Finale de la Coupe du monde, le 20 juin 1987, victoire des Blacks 29-9
C'est peu dire que le contexte est pesant lors de la finale de la toute première Coupe du monde, en 1987. Les Néo-Zélandais ont à reconquérir leur opinion publique qui leur est devenue franchement hostile après la participation de plusieurs joueurs à une tournée en Afrique du Sud, au plus fort de l'apartheid. Politiquement embarrassant et éthiquement répréhensible, alors que le voyage était grassement rémunéré, en ces temps d'amateurisme roi. Le Premier ministre néo-zélandais, le travailliste David Lange, décide ainsi de boycotter tous les matchs de l'équipe nationale. Assez impensable aujourd'hui. "Pour vous donner une idée de l'ambiance de l'époque, les joueurs ne descendaient pas dans la rue avec le survêtement à la fougère argentée des Blacks. Ils avaient peur d'être pris à partie", raconte le sélectionneur Brian Lochore à la BBC.
Heureusement, en finale, c'est le meilleur ennemi français qui se présente. La rivalité n'est pas que sportive. L'affaire du Rainbow Warrior, le navire de Greenpeace coulé par deux agents de la DGSE capturés ensuite, vient de s'achever sur un compromis diplomatique. La Nouvelle-Zélande annule un gros contrat avec la France, qui récupère ses deux agents, raconte le New Zealand Herald. Idéal pour galvaniser les supporters. Les joueurs néo-zélandais n'ont pas besoin d'être motivés. Le journaliste Ian Borthwick écoute à la porte du vestiaire kiwi et retranscrit la causerie d'avant-match : "Vous vous souvenez de Nantes ? Ça vous fait toujours mal ?" éructe le demi de mêlée David Kirk. Après la défaite 29-9, les Français découvriront cette inscription dans le vestiaire des All Blacks : "REMEMBER NANTES".

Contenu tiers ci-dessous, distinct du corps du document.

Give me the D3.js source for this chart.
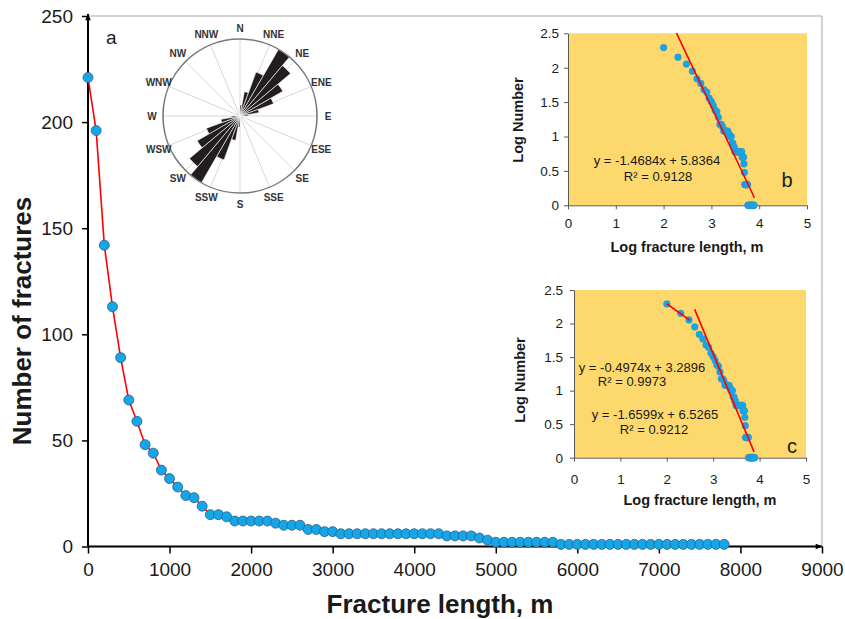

1995, la grève de Philippe Saint-André
Match amical, le 11 novembre 1995, victoire des Bleus 22-15
Ce 11 novembre 1995, l'ambiance n'est pas vraiment à l'armistice au sein de l'équipe de France. Les joueurs sont entrés en guerre contre le président de la fédération, Bernard Lapasset. Officiellement pour une sombre histoire de prime de match et de places pour les matchs alloués à chaque joueur. Le conflit porte en fait sur une question de fond : ils reprochent à Lapasset d'avoir décidé tout seul que la France refusait la professionnalisation du rugby.
Les meneurs de la grève sont le capitaine Philippe Saint-André et Laurent Bénézech, qui décident de sécher la réception d'avant-match, à la mairie de Toulouse. En ce jour d'actualité creuse, la fronde des Bleus devient un évènement national. Le manager général de l'équipe, André Herrero, démissionne dans les deux heures suivant le communiqué des joueurs, en dénonçant "un groupe de joueurs égoïstes, non représentatifs de l'état d'esprit du rugby français", rapporte Libération.
Mais le front n'est pas uni : si Bénézech est partisan d'une ligne dure, Saint-André craint pour sa place, alors que la fédération menace de "couper la tête des meneurs". Bénézech dénonce cette posture dans son livre, Rugby, où sont tes valeurs ? : "Philippe Saint-André était notre capitaine, mais il était planqué sous le lit à appeler Bernard Lapasset pour sauver sa peau."
Sur le fond, les joueurs l'emporteront, mais, pour l'exemple, Bénézech ne sera plus jamais rappelé chez les Bleus. Philippe Saint-André offre, lui, la victoire de prestige aux Tricolores (22-15) grâce à un essai à huit minutes de la fin face à des All Blacks pas spécialement motivés, et dont la propension à se balader nus dans les couloirs de leur hôtel fait les choux gras de La Dépêche du midi. La campagne menée par certains joueurs néo-zélandais contre les essais nucléaires français dans le Pacifique, décidés par Jacques Chirac quelques semaines plus tôt, est à peine évoquée.